I'm on the right, my friend Harry is on the left. I arrived at hers with sweets she'd requested and one or the other of us came up with the idea to take pictures of the sweets being "presented," like a key to the city. It was a game, like "A, My Name Is Alice."
age & location: 27, American South
affiliations: Japanese, Cherokee, German, Dutch; no religious affliation, but attended a Southern Baptist high school; Sagittarius/Aries Rising
education: The King's Academy, 2000; The University of Helsinki, 2003; The University of Tennessee, 2004
skin type: extremely sensitive and pre-rosacea, slightly oily, can get slightly dry around the nose and mouth in the winter
coloring: pale, with a mix of both warm and cool tones. I can wear both black and brown well, but navy doesn't do much for me. I have hazel eyes (brown, green, and gold) and medium brown hair with both golden and red highlights.

books: Invisible Man, Beloved, Black Boy, The Crying of Lot 49, Alice in Wonderland & Through the Looking Glass, Brief Lives & The Kindly Ones, Fear and Loathing in Las Vegas
music: Radiohead, classic Bowie, Pink Floyd, Led Zeppelin, Kanye West, Jay-Z, Justin Timberlake (but I can't stand his persona), early N.E.R.D., glam rock, M.I.A., Asian Dub Foundation
films: Children of Men, Cabaret, Safe, The Matrix, Sean of the Dead, Little Miss Sunshine
tv: Extras, The Hills (more on that later), America's Next Top Model, Daria, Reno 911!, The Tracey Ullman Show, Saturday Night Live (seasons 15-25), Mad TV (with cast members Jordan Peele, Keegan Michael Key, and Bobby Lee), The Office, Reaper, Gossip Girl, The Kids in the Hall, Lovespring International
brands: Bumble & Bumble, Target, Old Navy, MAC, Sephora. Realistically, this is where I buy the majority of my personal goods. For aspirational brands, I'd pick John Galliano (but not his work for Dior), Daryl K, Balenciaga and YSL for basics (not for theatrics), Ann Demeulemeester, Jun Takahashi, and Junya Watanabe.
color: I don't have a favorite color. I look best in brights and jewel tones.

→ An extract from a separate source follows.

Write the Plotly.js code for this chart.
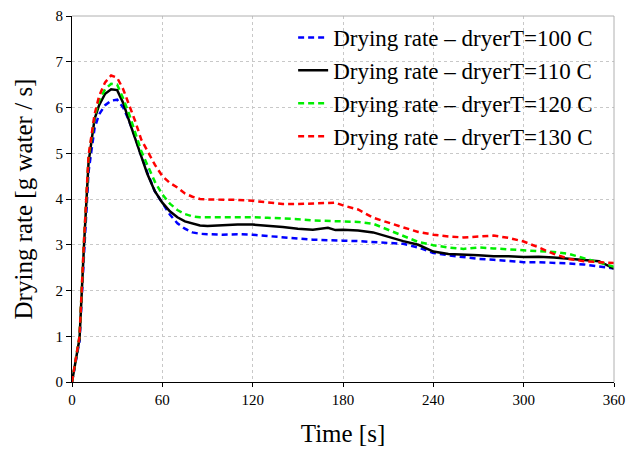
<!DOCTYPE html>
<html>
<head>
<meta charset="utf-8">
<script src="https://cdn.plot.ly/plotly-3.0.1.min.js"></script>
<style>html,body{margin:0;padding:0;background:#fff;}#chart{width:627px;height:451px;}</style>
</head>
<body>
<div id="chart"></div>
<script>
var time = [0,5,8,11,15,18,22,26,30,34,38,42,46,50,55,60,65,70,75,80,85,90,100,110,120,130,140,150,160,170,175,180,190,200,210,220,230,240,250,260,270,280,290,300,310,320,330,340,350,360];

var rate100 = [0,0.9,2.8,4.6,5.55,5.85,6.05,6.15,6.17,6.0,5.7,5.35,4.95,4.58,4.17,3.9,3.66,3.47,3.35,3.27,3.24,3.23,3.22,3.23,3.22,3.19,3.16,3.13,3.11,3.1,3.09,3.09,3.08,3.06,3.04,3.02,2.94,2.82,2.77,2.73,2.69,2.67,2.64,2.62,2.62,2.61,2.59,2.57,2.53,2.48];

var rate110 = [0,0.95,3.0,4.8,5.75,6.05,6.3,6.4,6.38,6.1,5.7,5.3,4.9,4.55,4.17,3.92,3.73,3.6,3.51,3.46,3.42,3.41,3.43,3.44,3.44,3.42,3.39,3.35,3.33,3.37,3.32,3.33,3.31,3.27,3.17,3.08,3.0,2.85,2.8,2.79,2.77,2.75,2.75,2.73,2.74,2.72,2.69,2.67,2.64,2.48];

var rate120 = [0,1.0,3.1,4.9,5.8,6.15,6.4,6.52,6.5,6.2,5.85,5.45,5.05,4.75,4.38,4.1,3.9,3.76,3.67,3.62,3.6,3.6,3.6,3.61,3.6,3.59,3.58,3.56,3.53,3.52,3.52,3.51,3.5,3.46,3.33,3.2,3.06,2.99,2.94,2.91,2.94,2.92,2.9,2.89,2.87,2.84,2.8,2.71,2.62,2.52];

var rate130 = [0,1.0,3.1,4.95,5.85,6.25,6.55,6.7,6.65,6.4,6.05,5.7,5.3,5.05,4.75,4.5,4.35,4.25,4.12,4.05,4.0,3.99,3.99,3.98,3.96,3.93,3.89,3.89,3.9,3.91,3.92,3.86,3.77,3.59,3.48,3.38,3.28,3.22,3.18,3.16,3.18,3.2,3.15,3.07,2.94,2.8,2.69,2.64,2.62,2.6];

var seriesNames = ["Drying rate \u2013 dryerT=100 C","Drying rate \u2013 dryerT=110 C","Drying rate \u2013 dryerT=120 C","Drying rate \u2013 dryerT=130 C"];
var xTicks = [0,60,120,180,240,300,360];
var yTicks = [0,1,2,3,4,5,6,7,8];

var dashPat = "6px,4px";
var traces = [
  {x: time, y: rate100, name: seriesNames[0], legendgroup: "a", line: {color: "#0000ff", width: 2.5, dash: dashPat}},
  {x: time, y: rate110, name: seriesNames[1], legendgroup: "b", line: {color: "#000000", width: 2.5}},
  {x: time, y: rate120, name: seriesNames[2], legendgroup: "c", line: {color: "#00ee00", width: 2.5, dash: dashPat}},
  {x: time, y: rate130, name: seriesNames[3], legendgroup: "d", line: {color: "#ff0000", width: 2.5, dash: dashPat}}
];
traces.forEach(function(t){ t.type = "scatter"; t.mode = "lines"; });

var fam = "Liberation Serif, Times New Roman, serif";

var layout = {
  width: 627, height: 451,
  margin: {l: 72, r: 13, t: 16, b: 69},
  paper_bgcolor: "#fff", plot_bgcolor: "#fff",
  font: {family: fam, color: "#000"},
  showlegend: true,
  legend: {
    x: 0.408, y: 1.0, xanchor: "left", yanchor: "top",
    bgcolor: "rgba(0,0,0,0)", borderwidth: 0,
    font: {family: fam, size: 23, color: "#000"},
    traceorder: "grouped", tracegroupgap: 0
  },
  xaxis: {
    range: [0, 360], tickvals: xTicks, ticktext: xTicks.map(String),
    showline: true, linecolor: "#000", linewidth: 1,
    ticks: "outside", ticklen: 4, tickcolor: "#000",
    showgrid: true, gridcolor: "#c8c8c8", griddash: "dot", gridwidth: 1,
    zeroline: false,
    tickfont: {family: fam, size: 15, color: "#000"},
    title: {text: "Time [s]", font: {family: fam, size: 25, color: "#000"}, standoff: 17}
  },
  yaxis: {
    range: [0, 8], tickvals: yTicks, ticktext: yTicks.map(String),
    showline: true, linecolor: "#000", linewidth: 1,
    ticks: "outside", ticklen: 5, tickcolor: "#000",
    showgrid: true, gridcolor: "#c8c8c8", griddash: "dot", gridwidth: 1,
    zeroline: false,
    tickfont: {family: fam, size: 15, color: "#000"},
    title: {text: "Drying rate [g water / s]", font: {family: fam, size: 25, color: "#000"}, standoff: 15}
  },
  shapes: [
    {type: "line", xref: "paper", yref: "paper", x0: 0, x1: 1, y0: 1, y1: 1, line: {color: "#b0b0b0", width: 1}},
    {type: "line", xref: "paper", yref: "paper", x0: 1, x1: 1, y0: 0, y1: 1, line: {color: "#b0b0b0", width: 1}}
  ]
};

Plotly.newPlot("chart", traces, layout, {displayModeBar: false, staticPlot: true});
</script>
</body>
</html>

What are three things you'd like to do before you die? Find work that I really enjoy doing; get comfortable with myself; more traveling (India, Indonesia, Vienna, Belgium, French Polynesia, American West).
How did you get into beauty and fashion? Great question, because no one would have pegged me for the one to get into these things. I always had a defensive, anti-girly posture in school. Maybe that's what drew me in. I liked the imagery of fashion magazines (but can't stand women's magazines like Glamour), and at that time, the imagery was heavily influenced by heroin chic and alternative culture, which was nothing but defensive posturing. So, I would say I was drawn in by the photography and probably the marketing of "fashion," which I think has a little to do with the industry and more to do with fantasy and desire. Fashion File is to fashion as Entertainment Tonight is to Hollywood. And man, have I sucked a lot of my life away watching those two shows.
Which ten products would you bring to a desert island? Tazorac, MetroGel, Olay Complete Defense Daily UV Moisturizer SPF 30 Sensitive Skin, L'oreal Age Perfect Eye Cream (for puffy eyes), Boots Experts Anti-Redness Serum, MAC Brownborder Technakohl for tightlining, B&B Super Rich Conditioner, B&B Grooming Creme for leave-in conditioning, John Frieda Sheer Blonde Tousled Tresses Fine-Mist Wax for wave enhancement and definition, and a good sunscreen for the body. I don't have any real preferences in brand and usually pick Coppertone or Banana Boat for their UVA/UVB protection and non-irritating ingredients.
What were you in another life? Given the challenges in this one, probably an asshole.
How do you take your coffee? I rarely drink coffee. I will crave a cafe au lait maybe three times a year.
What is your biggest pet peeve? I hate noise.
What do you admire the most? People who can be honest and at peace with themselves and more or less with others.

You are a Prober! (Dominant Introverted Concrete Feeler)

You are a PROBER (DICF)— curious, passionate, driven, and probing. You're the kind of person who can't leave well enough alone. You have a very strong personality and a sense of adventure. And you'd rather go out and experience things for yourself than take someone else's word for it. Some people probably think you're a maniac.

People have a hard time believing you're an intelligent person. Perhaps there's a reason for this? Time will tell.